Interestingly, For high_budget action movies, higher budget is assciated with higher ratings. for romance movies, higher budget is assciated with lower ratings.

Now, try subsetting the data based on the number of votes. I will do that based on the quantiles. Min. 1st Qu. Median Mean 3rd Qu. Max. 5 67 612 4974 4642 157600

vote_range <- rep(NA, nrow(movies))
vote_range[which(movies$votes<=67)]="a few votes"
vote_range[which(movies$votes<=612 & movies$votes>67)]="median votes"
vote_range[which(movies$votes<=4642 & movies$votes>612)]="quite many votes"
vote_range[which(movies$votes>4642)]="very many votes"
movies$vote_range<-as.factor(vote_range)
vote_range<-na.omit(vote_range)

Hypothesis #3 more votes is associated with higher rating

ggplot(movies, aes(x=vote_range, y=rating,colour=genre,group=genre)) + stat_summary(fun.y="mean", geom="smooth")
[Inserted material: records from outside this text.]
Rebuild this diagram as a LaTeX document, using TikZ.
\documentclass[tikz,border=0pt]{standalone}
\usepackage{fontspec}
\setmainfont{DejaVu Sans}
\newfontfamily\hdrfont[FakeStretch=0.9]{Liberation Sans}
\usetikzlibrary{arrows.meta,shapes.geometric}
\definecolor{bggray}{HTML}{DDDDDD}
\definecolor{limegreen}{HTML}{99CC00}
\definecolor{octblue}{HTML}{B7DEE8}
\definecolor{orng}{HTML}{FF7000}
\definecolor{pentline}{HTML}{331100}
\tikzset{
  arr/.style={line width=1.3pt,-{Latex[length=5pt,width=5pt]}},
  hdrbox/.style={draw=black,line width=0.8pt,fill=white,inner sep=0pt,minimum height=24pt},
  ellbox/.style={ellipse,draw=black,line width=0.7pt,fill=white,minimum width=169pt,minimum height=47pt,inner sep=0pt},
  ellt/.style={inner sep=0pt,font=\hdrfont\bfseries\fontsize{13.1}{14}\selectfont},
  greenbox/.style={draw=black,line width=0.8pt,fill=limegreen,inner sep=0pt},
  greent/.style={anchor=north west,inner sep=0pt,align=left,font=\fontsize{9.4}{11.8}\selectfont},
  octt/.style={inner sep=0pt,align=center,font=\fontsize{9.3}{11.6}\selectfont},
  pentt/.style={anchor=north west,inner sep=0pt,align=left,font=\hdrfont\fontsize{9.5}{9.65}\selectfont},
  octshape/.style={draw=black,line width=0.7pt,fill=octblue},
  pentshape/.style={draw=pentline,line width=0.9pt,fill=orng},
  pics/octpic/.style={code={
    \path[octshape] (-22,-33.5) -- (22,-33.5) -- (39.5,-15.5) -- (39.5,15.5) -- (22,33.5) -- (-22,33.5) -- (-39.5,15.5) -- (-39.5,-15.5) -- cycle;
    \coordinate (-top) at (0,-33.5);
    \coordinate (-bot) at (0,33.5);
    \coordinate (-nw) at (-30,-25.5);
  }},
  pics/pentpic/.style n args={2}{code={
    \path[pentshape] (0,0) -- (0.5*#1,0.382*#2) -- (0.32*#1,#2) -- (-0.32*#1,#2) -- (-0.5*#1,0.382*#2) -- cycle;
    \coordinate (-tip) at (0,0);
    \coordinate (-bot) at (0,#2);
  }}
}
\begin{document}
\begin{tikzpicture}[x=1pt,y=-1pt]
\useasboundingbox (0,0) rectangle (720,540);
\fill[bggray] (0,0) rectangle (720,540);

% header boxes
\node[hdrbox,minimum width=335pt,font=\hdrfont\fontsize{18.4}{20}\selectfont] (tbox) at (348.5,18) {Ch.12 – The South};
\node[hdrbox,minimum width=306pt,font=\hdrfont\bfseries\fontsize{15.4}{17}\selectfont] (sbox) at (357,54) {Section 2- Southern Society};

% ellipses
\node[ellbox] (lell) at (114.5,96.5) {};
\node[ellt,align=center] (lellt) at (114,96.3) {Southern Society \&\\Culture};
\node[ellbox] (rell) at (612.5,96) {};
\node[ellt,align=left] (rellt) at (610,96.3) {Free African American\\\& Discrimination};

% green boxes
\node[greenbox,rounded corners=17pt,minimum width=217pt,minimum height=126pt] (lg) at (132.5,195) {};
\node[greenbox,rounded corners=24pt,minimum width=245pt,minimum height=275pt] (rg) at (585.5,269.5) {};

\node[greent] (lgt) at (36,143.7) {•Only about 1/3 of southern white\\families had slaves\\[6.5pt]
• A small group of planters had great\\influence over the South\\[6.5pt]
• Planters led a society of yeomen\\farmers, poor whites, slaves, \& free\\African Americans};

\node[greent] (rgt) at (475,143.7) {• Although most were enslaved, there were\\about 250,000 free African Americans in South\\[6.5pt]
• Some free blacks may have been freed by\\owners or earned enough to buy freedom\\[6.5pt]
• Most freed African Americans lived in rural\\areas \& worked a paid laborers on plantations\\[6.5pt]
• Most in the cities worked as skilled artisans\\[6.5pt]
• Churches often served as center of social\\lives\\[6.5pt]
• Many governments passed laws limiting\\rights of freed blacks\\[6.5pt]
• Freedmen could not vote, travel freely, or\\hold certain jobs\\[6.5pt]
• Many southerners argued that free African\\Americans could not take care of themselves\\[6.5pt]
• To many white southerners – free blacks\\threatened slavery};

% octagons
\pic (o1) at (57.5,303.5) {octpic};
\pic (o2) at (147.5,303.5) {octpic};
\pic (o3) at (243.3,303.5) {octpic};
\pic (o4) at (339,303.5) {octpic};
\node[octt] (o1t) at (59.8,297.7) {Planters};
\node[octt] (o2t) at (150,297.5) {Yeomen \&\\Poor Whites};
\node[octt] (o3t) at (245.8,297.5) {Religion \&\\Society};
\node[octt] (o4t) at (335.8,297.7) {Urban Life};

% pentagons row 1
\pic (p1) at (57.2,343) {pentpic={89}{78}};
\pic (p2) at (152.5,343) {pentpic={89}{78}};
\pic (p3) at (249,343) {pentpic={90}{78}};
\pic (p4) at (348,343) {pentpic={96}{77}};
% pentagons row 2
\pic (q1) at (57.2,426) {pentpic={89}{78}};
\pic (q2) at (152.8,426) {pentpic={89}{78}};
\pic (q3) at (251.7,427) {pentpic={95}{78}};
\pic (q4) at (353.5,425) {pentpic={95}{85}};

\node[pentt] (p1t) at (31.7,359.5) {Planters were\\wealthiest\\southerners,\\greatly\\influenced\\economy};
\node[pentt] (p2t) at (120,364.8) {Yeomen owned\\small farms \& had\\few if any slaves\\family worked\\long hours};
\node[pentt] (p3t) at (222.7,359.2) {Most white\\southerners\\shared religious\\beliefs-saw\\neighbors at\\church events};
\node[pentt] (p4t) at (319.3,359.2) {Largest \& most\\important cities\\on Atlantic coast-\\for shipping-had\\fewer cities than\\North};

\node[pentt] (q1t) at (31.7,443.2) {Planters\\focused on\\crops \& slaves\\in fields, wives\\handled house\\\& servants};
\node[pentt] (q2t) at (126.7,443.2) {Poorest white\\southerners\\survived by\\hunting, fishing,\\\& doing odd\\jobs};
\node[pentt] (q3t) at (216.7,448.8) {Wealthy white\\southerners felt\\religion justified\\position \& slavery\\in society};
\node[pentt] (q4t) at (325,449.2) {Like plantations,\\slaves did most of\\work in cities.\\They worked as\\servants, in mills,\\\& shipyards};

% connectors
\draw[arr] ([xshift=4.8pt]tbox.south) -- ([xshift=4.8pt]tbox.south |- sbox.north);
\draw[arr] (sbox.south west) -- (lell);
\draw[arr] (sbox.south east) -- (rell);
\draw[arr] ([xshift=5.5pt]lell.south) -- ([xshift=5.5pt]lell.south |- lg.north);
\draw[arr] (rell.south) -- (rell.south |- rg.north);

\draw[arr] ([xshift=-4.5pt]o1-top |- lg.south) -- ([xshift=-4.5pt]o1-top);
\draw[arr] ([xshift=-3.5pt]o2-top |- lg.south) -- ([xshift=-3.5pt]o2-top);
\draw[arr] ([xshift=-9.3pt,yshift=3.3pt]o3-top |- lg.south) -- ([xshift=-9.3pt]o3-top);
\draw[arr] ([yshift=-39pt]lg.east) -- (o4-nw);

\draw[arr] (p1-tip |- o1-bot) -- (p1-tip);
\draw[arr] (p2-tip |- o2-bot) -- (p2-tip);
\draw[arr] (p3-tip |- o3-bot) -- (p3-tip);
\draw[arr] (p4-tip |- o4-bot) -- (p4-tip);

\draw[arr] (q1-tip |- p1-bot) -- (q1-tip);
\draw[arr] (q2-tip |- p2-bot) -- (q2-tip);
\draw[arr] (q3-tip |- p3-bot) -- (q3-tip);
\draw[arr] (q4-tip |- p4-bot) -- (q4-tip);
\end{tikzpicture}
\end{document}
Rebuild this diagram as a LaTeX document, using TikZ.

I believe this hypothesis hold true for all genres.

require(graphics)
lmvr<-lm(movies$rating ~ movies$vote_range)
summary(lmvr)

## 
## Call:
## lm(formula = movies$rating ~ movies$vote_range)
## 
## Residuals:
##     Min      1Q  Median      3Q     Max 
## -5.2229 -0.9370  0.1109  1.0370  3.7771 
## 
## Coefficients:
##                                   Estimate Std. Error t value Pr(>|t|)    
## (Intercept)                        6.22289    0.04126 150.808  < 2e-16 ***
## movies$vote_rangemedian votes     -0.63384    0.05836 -10.862  < 2e-16 ***
## movies$vote_rangequite many votes -0.20881    0.05843  -3.573 0.000356 ***
## movies$vote_rangevery many votes   0.51407    0.05838   8.806  < 2e-16 ***
## ---
## Signif. codes:  0 '***' 0.001 '**' 0.01 '*' 0.05 '.' 0.1 ' ' 1
## 
## Residual standard error: 1.491 on 5211 degrees of freedom
## Multiple R-squared:  0.07138,    Adjusted R-squared:  0.07084 
## F-statistic: 133.5 on 3 and 5211 DF,  p-value: < 2.2e-16

plot(lmvr,las=1)

Looking at the P value, R squared, Standard error and residuals disturbution. I have more confidence in that that null hypothesis #3 can be retained.